Number two, some type of provision for the planned residential retiring communities since-- As it was mentioned before, once a senior moves out, another senior moves in, and, in fact, the revenues are frozen. As you go forward, these are two major considerations. There are specific counties such as Ocean County, as we know, where there is tremendous population. If there could be specific provisions dealing with those counties that have higher than normal senior populations, we would appreciate that.

And finally, again, if there is any way to resolve the funding problems with property tax problems that this may cause for nonseniors, the impact on businesses and other nonseniors, we ask that any type of state revenue source be identified.

Thank you.


And then finally from our list of speakers, the sponsor himself, Senator Cardinale. (applause)

SENATOR CARDINALE: Thank you very much, Mr. Chairman and members of the Committee. I would like to take an opportunity -- I know we have had many discussions in this Committee -- but to put on the public record a few things.

One, I believe you heard a representative sample of the kinds of mail that we have received in my office. I have a pile over there, and I was going to read some of them. Most of them -- I am going to summarize what they say -- most of them say things very similar to the things that you've heard, and they talk about the plight of the senior citizen. Many of them emphasize the fact that this last program, which we passed, they missed because they made 1000 or 2000 or 3000 above the level that was established in that program. And that's one of the difficulties with a means test.

The other difficulty with a means test, which I haven't heard discussed here, is if you establish it. You heard here what Fort Lee did with respect to rental. They established $124,000 a year income level for rental. Now I think if one were to propose that in this body, $124,000 level, I guess there might be a few people from some other parts of the state who are not from Bergen County who would say, $124,000 that's somebody who -- in a charitable program -- and that's what that is intended to be -- that is not somebody who deserves charitable consideration. But conditions vary from one municipality to another, and Senator Rice pointed that out very candidly.

Democracy works. The League is afraid of democracy, but democracy works. And if the people in the community vote for something, they're voting with knowledge and they are voting -- and if it doesn't work out they can vote in another way after another period of time.

I'd like to point out that this bill and this amendment are not intended by me or by anyone else -- and we should recognize that -- to be a total panacea with respect to the problem of property taxes in the State of New Jersey. It is a very limited approach to a very limited aspect of the problem, and it is only intended to have an opportunity for people who have lived in a house for 10 or more years to be able to live out their years in that home.

I heard the Tax Collectors say, "Well, you know, in certain communities when a senior moves out, a senior moves in, so that the tax will be frozen." That's not the case under this amendment. If a new senior moves into a senior citizen community, he has to wait 10 years. He has to live in that residence 10 years, before they are going to be eligible for this tax freeze. So that even if one is a senior but has recently moved into the house, that is not triggered, that tax freeze is not triggered under those circumstances. That's just a small factual problem.

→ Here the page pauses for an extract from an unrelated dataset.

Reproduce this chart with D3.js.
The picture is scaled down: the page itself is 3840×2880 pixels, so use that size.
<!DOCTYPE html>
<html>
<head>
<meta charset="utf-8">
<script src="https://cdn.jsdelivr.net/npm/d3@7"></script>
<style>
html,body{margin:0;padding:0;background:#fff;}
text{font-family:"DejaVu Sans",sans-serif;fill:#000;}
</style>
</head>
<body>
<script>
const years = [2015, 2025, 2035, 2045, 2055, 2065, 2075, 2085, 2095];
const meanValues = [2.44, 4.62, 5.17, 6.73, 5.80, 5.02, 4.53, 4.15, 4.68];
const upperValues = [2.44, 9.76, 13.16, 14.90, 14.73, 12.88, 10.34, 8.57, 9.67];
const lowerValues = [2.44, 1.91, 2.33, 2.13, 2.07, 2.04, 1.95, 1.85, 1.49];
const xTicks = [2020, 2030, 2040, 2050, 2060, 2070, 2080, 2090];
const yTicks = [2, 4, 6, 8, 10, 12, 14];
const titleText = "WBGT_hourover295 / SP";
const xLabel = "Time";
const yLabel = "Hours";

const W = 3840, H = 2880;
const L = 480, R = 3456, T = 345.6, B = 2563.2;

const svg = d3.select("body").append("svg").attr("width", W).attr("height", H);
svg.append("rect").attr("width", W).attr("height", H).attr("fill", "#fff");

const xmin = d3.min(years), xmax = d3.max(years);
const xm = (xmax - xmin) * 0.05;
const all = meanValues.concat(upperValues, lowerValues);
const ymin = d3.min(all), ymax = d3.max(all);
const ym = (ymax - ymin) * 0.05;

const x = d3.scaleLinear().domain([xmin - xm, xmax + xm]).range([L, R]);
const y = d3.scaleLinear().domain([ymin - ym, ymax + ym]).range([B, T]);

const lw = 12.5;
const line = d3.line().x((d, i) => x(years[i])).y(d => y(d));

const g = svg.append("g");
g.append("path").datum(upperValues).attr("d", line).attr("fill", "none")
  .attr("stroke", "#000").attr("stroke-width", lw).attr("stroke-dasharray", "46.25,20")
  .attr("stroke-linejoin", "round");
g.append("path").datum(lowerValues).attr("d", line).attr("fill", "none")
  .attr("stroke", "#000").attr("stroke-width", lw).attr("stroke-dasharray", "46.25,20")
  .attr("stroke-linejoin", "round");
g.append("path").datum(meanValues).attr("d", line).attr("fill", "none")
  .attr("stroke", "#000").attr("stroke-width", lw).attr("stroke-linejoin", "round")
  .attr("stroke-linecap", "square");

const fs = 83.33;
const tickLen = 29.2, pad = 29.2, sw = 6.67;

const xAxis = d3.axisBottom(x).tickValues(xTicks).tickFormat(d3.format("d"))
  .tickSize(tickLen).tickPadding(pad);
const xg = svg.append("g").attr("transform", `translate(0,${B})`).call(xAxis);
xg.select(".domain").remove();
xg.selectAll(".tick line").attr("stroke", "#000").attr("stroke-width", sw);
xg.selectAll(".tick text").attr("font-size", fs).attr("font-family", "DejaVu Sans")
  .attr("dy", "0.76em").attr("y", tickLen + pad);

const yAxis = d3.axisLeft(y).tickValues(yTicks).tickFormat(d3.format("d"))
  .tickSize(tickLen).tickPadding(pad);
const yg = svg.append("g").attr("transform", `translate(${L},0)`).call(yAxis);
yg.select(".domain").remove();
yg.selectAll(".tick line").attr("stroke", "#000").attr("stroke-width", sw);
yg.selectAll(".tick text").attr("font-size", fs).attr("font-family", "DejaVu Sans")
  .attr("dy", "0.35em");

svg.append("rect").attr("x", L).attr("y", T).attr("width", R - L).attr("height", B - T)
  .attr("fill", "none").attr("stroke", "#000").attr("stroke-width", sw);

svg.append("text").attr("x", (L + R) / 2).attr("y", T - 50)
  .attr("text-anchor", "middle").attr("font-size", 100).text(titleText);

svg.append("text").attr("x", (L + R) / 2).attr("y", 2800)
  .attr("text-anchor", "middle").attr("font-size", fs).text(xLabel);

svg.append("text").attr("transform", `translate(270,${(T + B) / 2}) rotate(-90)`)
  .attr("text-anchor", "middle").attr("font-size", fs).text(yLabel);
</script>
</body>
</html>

The other problem with a cap that I see, and which I don't believe has been discussed and hasn't been discussed in those letters, is should we, as a Legislature, be encouraging, be incentivising, only those with higher incomes to leave? When they leave, they may not leave to another community in New Jersey. They may very well leave to go somewhere else. And in my time in this Legislature, which has been quite a while now, I have seen us be concerned about the problem of some of our better-off citizens, many of our better-off citizens, fleeing to Florida and availing themselves of lower tax rates in Florida. Should we give-- And we changed our inheritance laws so as to motivate people to stay here.

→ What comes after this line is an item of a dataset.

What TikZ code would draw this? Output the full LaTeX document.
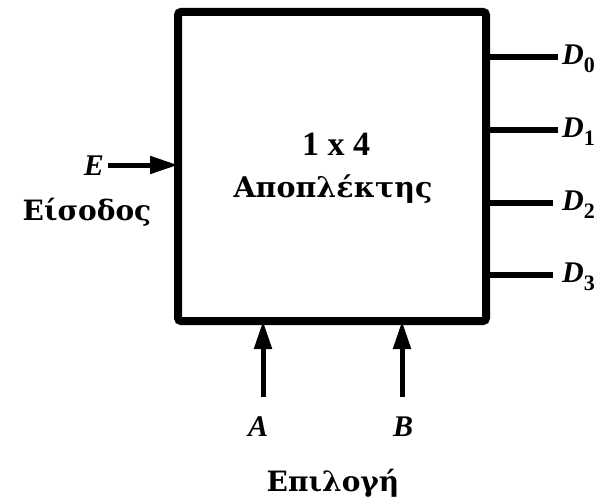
\documentclass[tikz,border=0pt]{standalone}
\usepackage{fontspec}
\setmainfont{Liberation Serif}
\newfontfamily\grk{DejaVu Serif}
\usetikzlibrary{arrows.meta}
\newcommand{\Dsub}[1]{D\raisebox{-8pt}{\upshape\fontsize{22}{22}\selectfont #1}}
\begin{document}
\begin{tikzpicture}[x=1pt,y=-1pt,
  wire/.style={line width=5.5pt},
  arr/.style={line width=5pt,-{Triangle[length=28pt,width=17pt]}},
  lbl/.style={font=\fontsize{30}{30}\selectfont\bfseries\itshape,inner sep=0pt},
  gtxt/.style={font=\grk\fontsize{28}{30}\selectfont\bfseries,inner sep=0pt}]
\useasboundingbox (0,0) rectangle (609,503);
\node[draw,line width=8pt,rounded corners=3pt,minimum width=308pt,minimum height=309pt,inner sep=0pt] (box) at (332,166.5) {};
\node[inner sep=0pt,font=\fontsize{34}{34}\selectfont\bfseries] (t1) at (336,144) {1 x 4};
\node[gtxt,font=\grk\fontsize{28.5}{30}\selectfont\bfseries] (t2) at (333,189) {Αποπλέκτης};
% outputs
\foreach \i/\y/\e in {0/57/558,1/130/558,2/203/553,3/275/553}{
  \coordinate (o\i) at (486,\y);
  \coordinate (oe\i) at (\e,\y);
  \draw[wire] (o\i) -- (oe\i);
  \node[lbl,anchor=west] (d\i) at (562,\y+2) {\Dsub{\i}};
}
% input E
\coordinate (es) at (108,165);
\coordinate (ee) at (178,165);
\draw[arr] (es) -- (ee);
\node[lbl,anchor=east] (E) at (104,166) {E};
\node[gtxt] (eis) at (87,212) {Είσοδος};
% selects
\coordinate (as) at (263,397);
\coordinate (ae) at (263,321);
\coordinate (bs) at (402,397);
\coordinate (be) at (402,321);
\draw[arr] (as) -- (ae);
\draw[arr] (bs) -- (be);
\node[lbl] (A) at (258,427) {A};
\node[lbl] (B) at (403,427) {B};
\node[gtxt] (ep) at (333,483) {Επιλογή};
\end{tikzpicture}
\end{document}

Just as much as we don't want them to leave because it increases the costs, we should want them to stay because they are a benefit to us. And that has been recognized, and I think I mentioned this on some other discussions before the Committee, but I want it on this record as well. There are communities, a whole bunch of them in Mississippi had been written-up, where they have attempted to attract, as a tax rateable, senior citizens of means. And they have made it very attractive for senior citizens of means, as some other communities have made it very attractive for industrial people, for commercial people to come into their communities because senior citizens of means are an asset to the community. They are an asset to the middle-income people in the community. They are an asset to the merchants in the community. They are an asset to everyone in the community, and we should encourage them not to leave for that reason.

I thank you very much for of your past indulgences and hope that this hearing record will prove enlightening to the rest of our colleagues. (applause)

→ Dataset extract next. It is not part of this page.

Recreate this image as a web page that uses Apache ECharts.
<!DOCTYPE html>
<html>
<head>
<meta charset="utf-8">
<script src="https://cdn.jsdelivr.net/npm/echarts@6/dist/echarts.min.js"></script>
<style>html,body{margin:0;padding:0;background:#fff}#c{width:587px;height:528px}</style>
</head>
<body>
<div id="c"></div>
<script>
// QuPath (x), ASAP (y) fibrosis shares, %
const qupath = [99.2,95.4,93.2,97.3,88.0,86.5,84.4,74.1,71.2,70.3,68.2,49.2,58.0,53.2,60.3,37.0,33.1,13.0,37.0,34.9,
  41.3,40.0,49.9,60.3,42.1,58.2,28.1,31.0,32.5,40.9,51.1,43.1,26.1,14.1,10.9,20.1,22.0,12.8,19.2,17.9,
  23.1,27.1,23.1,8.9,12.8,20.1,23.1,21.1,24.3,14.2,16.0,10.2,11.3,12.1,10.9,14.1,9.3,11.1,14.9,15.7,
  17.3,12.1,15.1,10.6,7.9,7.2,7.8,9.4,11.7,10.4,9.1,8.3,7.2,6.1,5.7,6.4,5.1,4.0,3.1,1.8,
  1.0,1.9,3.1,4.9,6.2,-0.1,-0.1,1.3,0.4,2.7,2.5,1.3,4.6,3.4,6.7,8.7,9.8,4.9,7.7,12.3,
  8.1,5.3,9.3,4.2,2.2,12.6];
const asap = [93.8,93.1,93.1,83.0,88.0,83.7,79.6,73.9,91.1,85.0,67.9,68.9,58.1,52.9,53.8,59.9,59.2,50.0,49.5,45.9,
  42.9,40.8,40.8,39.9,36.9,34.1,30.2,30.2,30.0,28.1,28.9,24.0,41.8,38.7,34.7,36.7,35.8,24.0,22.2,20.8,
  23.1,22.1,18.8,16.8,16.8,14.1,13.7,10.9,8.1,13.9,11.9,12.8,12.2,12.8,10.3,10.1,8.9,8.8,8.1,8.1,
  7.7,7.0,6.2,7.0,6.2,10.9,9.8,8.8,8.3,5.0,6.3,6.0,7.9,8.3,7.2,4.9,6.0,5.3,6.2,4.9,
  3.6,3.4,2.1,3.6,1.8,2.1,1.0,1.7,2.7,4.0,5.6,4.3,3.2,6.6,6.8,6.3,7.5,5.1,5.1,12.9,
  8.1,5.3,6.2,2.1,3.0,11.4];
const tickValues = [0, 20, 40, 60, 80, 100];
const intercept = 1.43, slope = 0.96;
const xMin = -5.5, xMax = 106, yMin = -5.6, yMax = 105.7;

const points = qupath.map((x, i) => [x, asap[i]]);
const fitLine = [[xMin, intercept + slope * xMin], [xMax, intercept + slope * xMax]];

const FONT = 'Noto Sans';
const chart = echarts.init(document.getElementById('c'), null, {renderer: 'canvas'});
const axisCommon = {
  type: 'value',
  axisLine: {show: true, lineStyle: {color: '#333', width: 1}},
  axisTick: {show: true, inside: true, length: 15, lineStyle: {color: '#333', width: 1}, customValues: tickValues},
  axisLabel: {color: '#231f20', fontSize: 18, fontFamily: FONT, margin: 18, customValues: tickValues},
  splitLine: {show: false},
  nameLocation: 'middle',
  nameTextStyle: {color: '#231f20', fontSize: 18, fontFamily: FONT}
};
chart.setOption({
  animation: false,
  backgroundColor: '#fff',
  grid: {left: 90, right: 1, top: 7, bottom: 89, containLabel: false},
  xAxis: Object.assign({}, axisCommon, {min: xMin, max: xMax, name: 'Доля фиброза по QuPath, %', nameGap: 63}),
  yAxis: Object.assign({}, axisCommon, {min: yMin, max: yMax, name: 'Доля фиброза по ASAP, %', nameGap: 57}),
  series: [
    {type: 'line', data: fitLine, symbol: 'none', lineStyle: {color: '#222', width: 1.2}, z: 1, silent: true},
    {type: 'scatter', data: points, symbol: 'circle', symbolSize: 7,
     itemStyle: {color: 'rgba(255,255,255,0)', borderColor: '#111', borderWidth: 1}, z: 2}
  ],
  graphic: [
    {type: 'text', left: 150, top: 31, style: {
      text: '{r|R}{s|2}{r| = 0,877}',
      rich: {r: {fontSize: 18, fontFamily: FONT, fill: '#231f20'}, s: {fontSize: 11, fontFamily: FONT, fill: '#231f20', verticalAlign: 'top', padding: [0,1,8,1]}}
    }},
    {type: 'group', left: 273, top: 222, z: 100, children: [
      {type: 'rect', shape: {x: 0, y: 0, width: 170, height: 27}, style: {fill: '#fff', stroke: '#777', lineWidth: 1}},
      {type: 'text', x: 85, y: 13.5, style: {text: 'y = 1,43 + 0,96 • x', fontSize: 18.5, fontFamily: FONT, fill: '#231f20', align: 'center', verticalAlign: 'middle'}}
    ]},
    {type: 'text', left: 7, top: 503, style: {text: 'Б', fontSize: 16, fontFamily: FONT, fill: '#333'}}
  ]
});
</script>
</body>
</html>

SENATOR CONNERS: Anybody have something that they'd like to make a statement of some sort?

Senator Bark.

SENATOR BARK: Well, I will make a very brief statement. I think that everyone here has effectively made statements as to why we should give very serious consideration to this particular resolution that is before us and to move forward. I certainly appreciate the effort of Senator Cardinale to bring this to the Senate, and I hope that we will be able to move forward on this. I think that the School Boards Association approach is reasonable, and I hope that some of those initiatives are given some very serious thought. And thank you all for coming.

SENATOR CONNERS: Senator Palaia.

SENATOR PALAIA: Are we ready for a motion, Mr. Chair?

SENATOR CONNERS: We don't need one.

SENATOR PALAIA: We don't need one?

SENATOR CONNERS: We don't need one.

SENATOR PALAIA: The hearing has ended and that's it?

SENATOR CONNERS: Senator Rice, do you have anything you'd like to add?


SENATOR CONNERS: I'd just like to say thank you all for coming. Your testimony is important. It will be read by our colleagues in the Senate, and I just make this observation. I don't think anybody brought it out. Every month there is a Social Security check that comes for those folks that are over the age of 62, in most part, and over the age of 65. It figures very importantly into our economy, and having a balance of senior citizens and young people is very important to any community.

I applaud Senator Cardinale and the people who have sponsored this bill, because it sets into motion thinking about our disadvantaged, our people who are most vulnerable to economic times. Senator Cardinale pointed out it's not a panacea, but it is a beginning. And that's the thing that we really have to do is start to sit down and discuss it.

So, thank you again for coming. We are happy to have you.